With regard to the location of the deposition, Rule 45 provides that a subpoena may command attendance at a "trial, hearing, or deposition" anywhere "within 100 miles from where that person resides, is employed, or regularly transacts business in person," or "within the state where the person resides, is employed, or regularly transacts business in person, if the person (i) is a party or a party's officer; or (ii) is commanded to attend a trial and would not incur substantial expense." FED. R. CIV. P. 45 (c)(1)(A), (c)(1)(B). Thus, a party may be compelled to attend a deposition in a state where he does not reside if he is employed in that state or regularly transacts business in person in that state.

The Defendants' argument that they will not submit to depositions unless they first take or arrange Adams' deposition is without merit. The rules contain no such requirement, nor do they permit such a demand. Moreover, Defendants have apparently failed to notice Adams' deposition, and the explanation that they have not done so because they have not received discovery from Adams lacks merit given that Defendants have not filed any motion seeking to compel that discovery. Regardless, any failure by Adams to meet his discovery obligations is irrelevant, as that is not a valid basis on which a party may refuse to respond to a deposition notice.

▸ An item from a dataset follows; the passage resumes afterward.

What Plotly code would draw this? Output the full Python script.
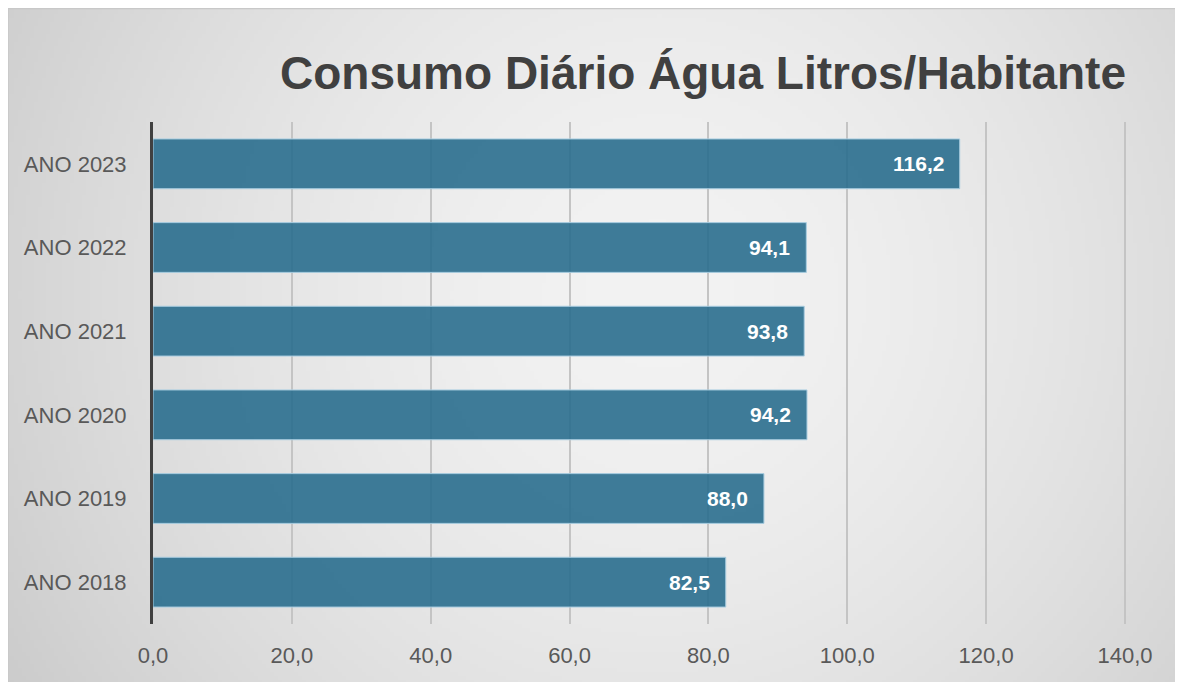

Finally, because the depositions are of parties, the Court has little sympathy with the argument that depositions in Austin are too inconvenient and will take Defendants away from their work. While they are employed as truck drivers, nothing requires the parties to drive to these depositions. And while DeRidder, Louisiana, may not have a large commercial airport, it is less than one hour's drive from Lake Charles, Louisiana, which does have an airport with regular flights to Austin. Plaintiff's counsel has been amenable to holding these depositions outside of Austin, and Defendants have not raised the issue of the convenience of the location until the last minute. This smacks of mere uncooperativeness and not a legitimate reason for canceling the depositions. Unfortunately, being named as a party in litigation often requires missing work and other inconveniences, which must take a back seat to the obligations imposed on a party to a lawsuit by the Federal Rules of Civil Procedure.

III. Order

Accordingly, Plaintiff's Motion to Compel Depositions (Dkt No. 9) is GRANTED. Defendant Katlin Powell and Defendant Rod Powell are ORDERED to appear for deposition within 21 days of the date of this order, or any other date that is agreed upon by all parties. To be clear, absent another agreement, the Powells must submit to depositions no later than 21 days from the date of this order. The depositions shall take place in Austin. It is FURTHER ORDERED that the parties confer and agree on a date for the depositions. Finally, because no scheduling order has been entered in this case, the Court need not amend any deadlines, and the parties may address those issues with Judge Pitman at the initial pretrial conference.

FootNotes


1. This is not quite accurate, as no scheduling order has been be entered in this case, rather the parties have only made proposals for a schedule.